Le 17 janvier 2020, dans la banlieue de Cotonou, capitale économique du Bénin, le Petit Musée de la Récade accueille une cérémonie inhabituelle : l’ambassadeur de France, un représentant du ministre de la culture béninois, des membres de la famille royale d’Abomey, le Collectif des antiquaires de Saint-Germain-des-Prés et une petite foule d’artistes et d’étudiants assistent à l’arrivée d’une trentaine d’objets ayant appartenu aux rois d’Abomey, dont une majorité de récades, bâtons de commandement typiques de l’ancien royaume du Dahomey.

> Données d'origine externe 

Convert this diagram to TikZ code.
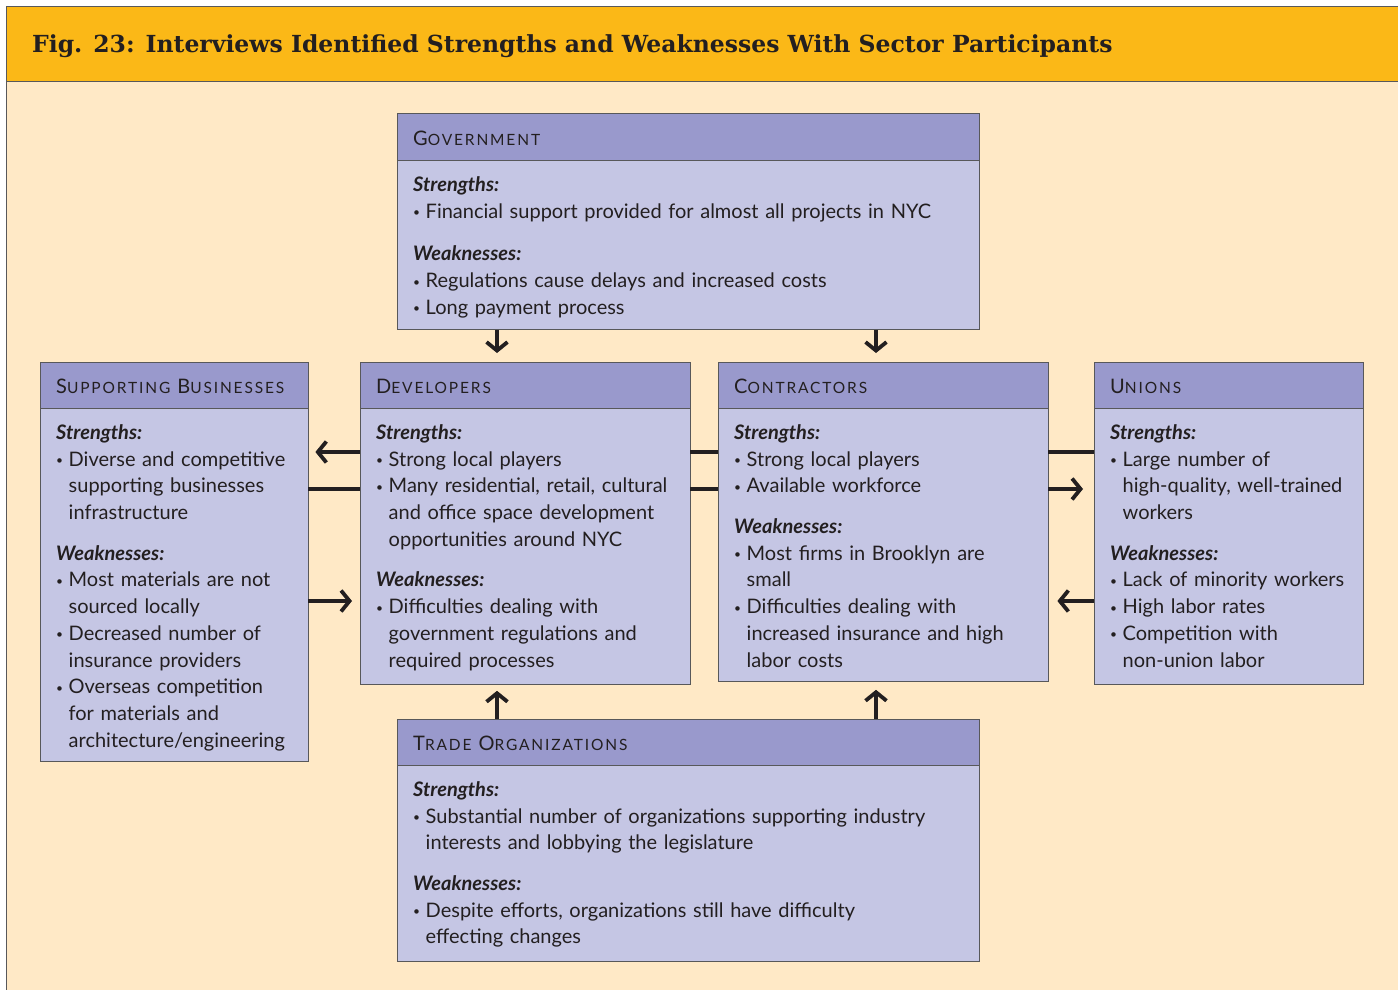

L’établissement fut créé en 2015 par le marchand d’art français Robert Vallois, grand collectionneur d’œuvres contemporaines béninoises, avec le soutien des antiquaires germanopratins. Le musée comprenait déjà une quarantaine de pièces, mais ce nouvel arrivage lui valait consécration. « Pour nous, la restitution des œuvres, c’est du concret ! s’exclame M. Vallois. J’ai créé ce musée pour le donner au Bénin garni d’objets du Bénin. » Cependant, pour M. Debie, « c’est un musée franco-français qui a reçu un don franco-français ».
Avec cette opération très médiatisée (7), les opposants à la restitution démontrent leur efficacité. Ils adressent un pied de nez au ministère de la culture français : la trentaine d’objets réceptionnés sont ceux dont la vente avait été suspendue en mars 2019, à Nantes. Le Bénin ne les ayant finalement pas achetés, le Collectif des antiquaires de Saint-Germain-des-Prés les a acquis, comme prévu, pour 24 000 euros. « L’État béninois aurait pu en devenir propriétaire. Que représente cette somme pour lui ? s’indigne M. Bouli. Nous commençons à douter de la volonté des États africains de sauvegarder leur patrimoine. » Le militant rappelle que le Sénégal, qui a hérité de milliers d’objets provenant de l’ancienne Afrique-Occidentale française et toujours stockés dans les locaux de l’IFAN à Dakar, n’a jamais songé à les restituer aux pays dont ils proviennent.

Trois ans après le discours de M. Macron à Ouagadougou, aucun inventaire des biens à restituer, pas de révision du code du patrimoine, pas de restitution effective… Le 17 novembre 2019, avant de signer un important contrat de vente d’armes, le premier ministre Édouard Philippe remettait au président sénégalais Macky Sall le sabre d’El Hadj Oumar Tall, un résistant à la colonisation, sous forme de prêt de cinq ans au Musée des civilisations noires de Dakar. À la mi-juillet 2020, le nouveau gouvernement a examiné un projet de loi permettant un éventuel transfert de propriété du sabre et des vingt-six objets béninois. Comment réagira le lobby des marchands d’art ? En 2002, il avait réussi à empêcher la ratification par la France d’une convention visant à lutter contre le trafic illicite. Après avoir suscité beaucoup de bruits, et au-delà de la stratégie de communication, le « Je veux » présidentiel risque de demeurer un vœu pieux.